DATA FOR PROCESSING:
|---|

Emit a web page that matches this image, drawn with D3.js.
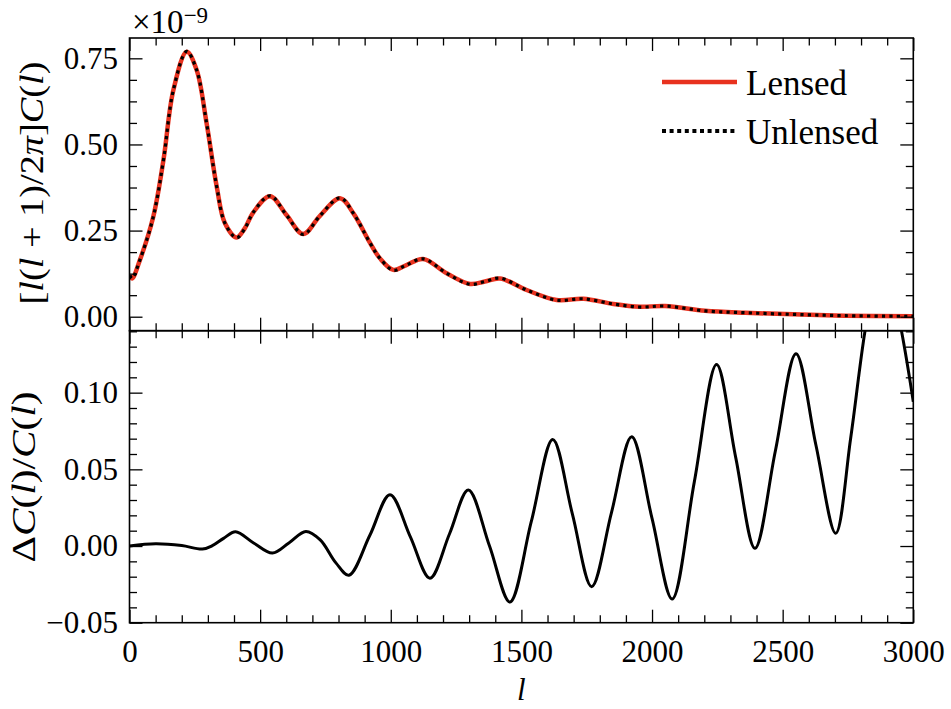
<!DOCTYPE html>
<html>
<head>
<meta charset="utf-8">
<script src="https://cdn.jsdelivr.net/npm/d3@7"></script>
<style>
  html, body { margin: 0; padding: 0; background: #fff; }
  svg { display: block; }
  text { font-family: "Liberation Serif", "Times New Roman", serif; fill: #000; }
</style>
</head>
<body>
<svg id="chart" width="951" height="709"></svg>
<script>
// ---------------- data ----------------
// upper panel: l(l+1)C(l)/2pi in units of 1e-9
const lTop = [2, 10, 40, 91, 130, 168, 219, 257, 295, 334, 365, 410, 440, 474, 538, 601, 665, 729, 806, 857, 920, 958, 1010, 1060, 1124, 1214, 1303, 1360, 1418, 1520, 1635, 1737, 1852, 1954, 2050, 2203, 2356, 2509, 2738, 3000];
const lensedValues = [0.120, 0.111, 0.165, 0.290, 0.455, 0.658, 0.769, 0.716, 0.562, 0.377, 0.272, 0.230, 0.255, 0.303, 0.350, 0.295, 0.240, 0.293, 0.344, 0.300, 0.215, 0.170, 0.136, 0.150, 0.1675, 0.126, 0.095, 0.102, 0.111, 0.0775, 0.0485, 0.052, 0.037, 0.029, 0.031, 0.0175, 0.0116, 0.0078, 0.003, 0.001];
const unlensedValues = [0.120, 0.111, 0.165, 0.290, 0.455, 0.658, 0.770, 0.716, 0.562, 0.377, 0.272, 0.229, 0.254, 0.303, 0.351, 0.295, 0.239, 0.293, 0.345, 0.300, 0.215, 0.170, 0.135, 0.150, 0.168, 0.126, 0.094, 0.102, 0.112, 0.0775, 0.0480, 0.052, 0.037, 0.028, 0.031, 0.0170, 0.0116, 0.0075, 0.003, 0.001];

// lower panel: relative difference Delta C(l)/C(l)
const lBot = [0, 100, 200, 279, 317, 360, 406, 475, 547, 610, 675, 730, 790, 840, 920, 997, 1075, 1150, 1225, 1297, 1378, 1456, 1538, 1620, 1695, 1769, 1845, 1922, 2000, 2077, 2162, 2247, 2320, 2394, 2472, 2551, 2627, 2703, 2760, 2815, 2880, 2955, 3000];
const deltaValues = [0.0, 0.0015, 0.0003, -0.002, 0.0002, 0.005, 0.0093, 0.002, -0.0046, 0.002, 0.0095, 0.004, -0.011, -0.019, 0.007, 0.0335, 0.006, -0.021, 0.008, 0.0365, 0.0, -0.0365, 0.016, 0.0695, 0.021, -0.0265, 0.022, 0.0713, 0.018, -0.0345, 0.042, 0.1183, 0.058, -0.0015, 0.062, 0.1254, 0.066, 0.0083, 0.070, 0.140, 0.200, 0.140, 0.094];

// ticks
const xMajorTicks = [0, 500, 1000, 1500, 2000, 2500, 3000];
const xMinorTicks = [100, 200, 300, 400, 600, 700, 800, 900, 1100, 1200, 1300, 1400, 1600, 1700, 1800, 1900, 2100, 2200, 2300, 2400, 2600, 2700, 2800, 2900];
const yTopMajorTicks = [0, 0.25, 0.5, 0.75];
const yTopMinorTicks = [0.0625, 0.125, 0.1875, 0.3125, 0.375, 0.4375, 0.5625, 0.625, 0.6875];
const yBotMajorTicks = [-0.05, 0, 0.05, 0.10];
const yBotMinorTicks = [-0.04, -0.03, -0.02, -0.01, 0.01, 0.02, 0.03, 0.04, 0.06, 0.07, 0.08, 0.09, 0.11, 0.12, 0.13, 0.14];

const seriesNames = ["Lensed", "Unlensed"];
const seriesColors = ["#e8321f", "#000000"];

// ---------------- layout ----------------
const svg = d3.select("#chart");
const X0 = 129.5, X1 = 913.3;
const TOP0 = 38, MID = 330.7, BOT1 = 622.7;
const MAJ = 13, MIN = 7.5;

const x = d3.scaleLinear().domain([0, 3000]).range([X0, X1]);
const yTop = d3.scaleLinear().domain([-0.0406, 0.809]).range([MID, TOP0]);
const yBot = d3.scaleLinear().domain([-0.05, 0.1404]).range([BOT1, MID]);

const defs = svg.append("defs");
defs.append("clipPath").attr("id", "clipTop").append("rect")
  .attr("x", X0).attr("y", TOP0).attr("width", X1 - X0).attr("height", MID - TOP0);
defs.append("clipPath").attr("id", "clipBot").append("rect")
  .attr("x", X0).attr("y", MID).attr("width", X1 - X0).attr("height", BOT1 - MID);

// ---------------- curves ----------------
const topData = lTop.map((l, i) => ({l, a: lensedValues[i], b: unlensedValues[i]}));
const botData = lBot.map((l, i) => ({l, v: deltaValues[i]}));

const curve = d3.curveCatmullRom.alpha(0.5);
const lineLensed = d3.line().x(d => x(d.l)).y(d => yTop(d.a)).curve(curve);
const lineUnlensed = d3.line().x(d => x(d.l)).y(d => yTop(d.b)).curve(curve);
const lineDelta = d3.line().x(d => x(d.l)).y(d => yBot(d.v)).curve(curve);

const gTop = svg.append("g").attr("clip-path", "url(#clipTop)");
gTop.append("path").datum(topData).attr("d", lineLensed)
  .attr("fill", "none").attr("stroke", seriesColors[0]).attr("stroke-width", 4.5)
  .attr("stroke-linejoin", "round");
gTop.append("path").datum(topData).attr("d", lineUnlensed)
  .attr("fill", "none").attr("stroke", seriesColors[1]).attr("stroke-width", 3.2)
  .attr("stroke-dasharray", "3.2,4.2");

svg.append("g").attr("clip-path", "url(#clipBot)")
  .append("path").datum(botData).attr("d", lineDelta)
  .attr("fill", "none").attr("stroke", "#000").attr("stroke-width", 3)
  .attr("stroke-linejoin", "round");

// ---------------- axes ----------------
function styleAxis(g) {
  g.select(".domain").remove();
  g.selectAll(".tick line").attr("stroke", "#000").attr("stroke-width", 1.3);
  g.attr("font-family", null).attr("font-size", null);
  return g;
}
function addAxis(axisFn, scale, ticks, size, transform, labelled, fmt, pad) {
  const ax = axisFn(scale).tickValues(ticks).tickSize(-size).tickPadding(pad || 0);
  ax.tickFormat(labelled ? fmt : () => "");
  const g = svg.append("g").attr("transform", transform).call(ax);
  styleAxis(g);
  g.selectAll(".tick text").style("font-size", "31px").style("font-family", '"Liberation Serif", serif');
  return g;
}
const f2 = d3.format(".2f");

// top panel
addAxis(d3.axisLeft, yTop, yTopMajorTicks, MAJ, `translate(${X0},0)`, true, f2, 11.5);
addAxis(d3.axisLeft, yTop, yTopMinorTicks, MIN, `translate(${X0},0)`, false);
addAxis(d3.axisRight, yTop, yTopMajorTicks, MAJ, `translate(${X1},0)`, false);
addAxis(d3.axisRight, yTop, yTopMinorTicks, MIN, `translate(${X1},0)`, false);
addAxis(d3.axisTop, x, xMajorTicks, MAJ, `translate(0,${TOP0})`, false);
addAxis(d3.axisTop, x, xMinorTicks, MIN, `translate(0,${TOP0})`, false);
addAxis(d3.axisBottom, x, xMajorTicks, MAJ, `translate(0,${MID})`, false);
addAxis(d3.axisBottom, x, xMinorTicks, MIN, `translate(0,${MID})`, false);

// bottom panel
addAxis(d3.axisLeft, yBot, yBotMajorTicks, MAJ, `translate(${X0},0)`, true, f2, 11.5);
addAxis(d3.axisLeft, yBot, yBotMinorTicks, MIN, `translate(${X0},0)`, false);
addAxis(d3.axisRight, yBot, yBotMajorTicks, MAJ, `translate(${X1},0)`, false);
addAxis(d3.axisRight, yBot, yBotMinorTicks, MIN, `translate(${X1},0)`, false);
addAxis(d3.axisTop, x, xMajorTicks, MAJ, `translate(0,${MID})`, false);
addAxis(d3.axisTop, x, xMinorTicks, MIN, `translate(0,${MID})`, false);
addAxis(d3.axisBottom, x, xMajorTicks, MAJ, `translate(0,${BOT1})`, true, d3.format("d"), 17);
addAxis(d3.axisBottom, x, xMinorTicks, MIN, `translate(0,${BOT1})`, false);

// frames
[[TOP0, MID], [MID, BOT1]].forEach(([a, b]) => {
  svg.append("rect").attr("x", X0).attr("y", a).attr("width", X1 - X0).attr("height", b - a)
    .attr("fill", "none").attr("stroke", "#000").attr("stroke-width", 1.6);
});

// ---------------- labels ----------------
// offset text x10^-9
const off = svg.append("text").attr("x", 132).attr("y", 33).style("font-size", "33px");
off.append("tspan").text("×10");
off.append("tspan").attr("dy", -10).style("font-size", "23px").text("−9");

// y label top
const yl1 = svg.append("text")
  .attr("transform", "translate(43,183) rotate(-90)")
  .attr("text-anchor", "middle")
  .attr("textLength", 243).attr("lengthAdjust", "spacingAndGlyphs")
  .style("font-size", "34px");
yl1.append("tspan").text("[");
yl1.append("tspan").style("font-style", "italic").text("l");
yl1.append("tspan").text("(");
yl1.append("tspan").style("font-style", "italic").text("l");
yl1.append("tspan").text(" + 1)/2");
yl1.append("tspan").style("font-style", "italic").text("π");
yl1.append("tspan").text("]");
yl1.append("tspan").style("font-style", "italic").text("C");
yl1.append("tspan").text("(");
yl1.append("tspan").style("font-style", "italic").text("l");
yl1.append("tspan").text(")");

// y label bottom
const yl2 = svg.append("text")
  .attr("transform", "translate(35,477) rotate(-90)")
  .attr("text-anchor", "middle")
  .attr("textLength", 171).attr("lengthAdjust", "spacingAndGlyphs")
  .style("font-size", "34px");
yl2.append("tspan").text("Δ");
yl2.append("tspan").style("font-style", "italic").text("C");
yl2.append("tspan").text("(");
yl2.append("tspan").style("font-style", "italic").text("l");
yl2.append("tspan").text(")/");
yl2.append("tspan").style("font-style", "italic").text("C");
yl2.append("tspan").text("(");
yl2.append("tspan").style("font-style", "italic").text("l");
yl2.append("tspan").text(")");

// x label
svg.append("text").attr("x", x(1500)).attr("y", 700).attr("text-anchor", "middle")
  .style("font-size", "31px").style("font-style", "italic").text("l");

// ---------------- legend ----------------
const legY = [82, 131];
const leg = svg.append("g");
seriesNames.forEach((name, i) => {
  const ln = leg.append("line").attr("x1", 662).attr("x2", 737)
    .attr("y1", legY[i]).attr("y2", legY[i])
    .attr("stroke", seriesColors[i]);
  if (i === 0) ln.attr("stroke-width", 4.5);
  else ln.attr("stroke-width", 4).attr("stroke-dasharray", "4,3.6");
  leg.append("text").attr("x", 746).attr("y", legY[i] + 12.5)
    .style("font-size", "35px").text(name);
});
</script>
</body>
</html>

|---|

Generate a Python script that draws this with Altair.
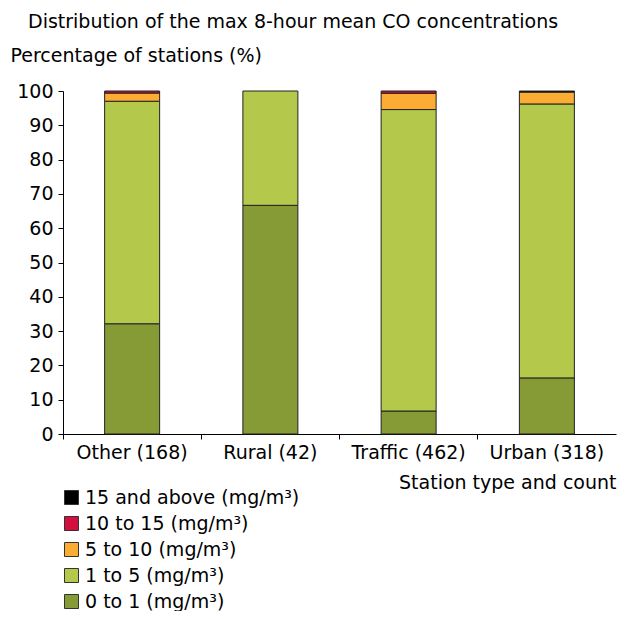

|---|

Begin with the line that contains "Emit a web page" and end with the line that contains "0.0075, 0.003, 0.001];"; write out both and all lines between exactly, but no pictures.

ANSWER TO THIS PROBLEM:
Emit a web page that matches this image, drawn with D3.js.
<!DOCTYPE html>
<html>
<head>
<meta charset="utf-8">
<script src="https://cdn.jsdelivr.net/npm/d3@7"></script>
<style>
  html, body { margin: 0; padding: 0; background: #fff; }
  svg { display: block; }
  text { font-family: "Liberation Serif", "Times New Roman", serif; fill: #000; }
</style>
</head>
<body>
<svg id="chart" width="951" height="709"></svg>
<script>
// ---------------- data ----------------
// upper panel: l(l+1)C(l)/2pi in units of 1e-9
const lTop = [2, 10, 40, 91, 130, 168, 219, 257, 295, 334, 365, 410, 440, 474, 538, 601, 665, 729, 806, 857, 920, 958, 1010, 1060, 1124, 1214, 1303, 1360, 1418, 1520, 1635, 1737, 1852, 1954, 2050, 2203, 2356, 2509, 2738, 3000];
const lensedValues = [0.120, 0.111, 0.165, 0.290, 0.455, 0.658, 0.769, 0.716, 0.562, 0.377, 0.272, 0.230, 0.255, 0.303, 0.350, 0.295, 0.240, 0.293, 0.344, 0.300, 0.215, 0.170, 0.136, 0.150, 0.1675, 0.126, 0.095, 0.102, 0.111, 0.0775, 0.0485, 0.052, 0.037, 0.029, 0.031, 0.0175, 0.0116, 0.0078, 0.003, 0.001];
const unlensedValues = [0.120, 0.111, 0.165, 0.290, 0.455, 0.658, 0.770, 0.716, 0.562, 0.377, 0.272, 0.229, 0.254, 0.303, 0.351, 0.295, 0.239, 0.293, 0.345, 0.300, 0.215, 0.170, 0.135, 0.150, 0.168, 0.126, 0.094, 0.102, 0.112, 0.0775, 0.0480, 0.052, 0.037, 0.028, 0.031, 0.0170, 0.0116, 0.0075, 0.003, 0.001];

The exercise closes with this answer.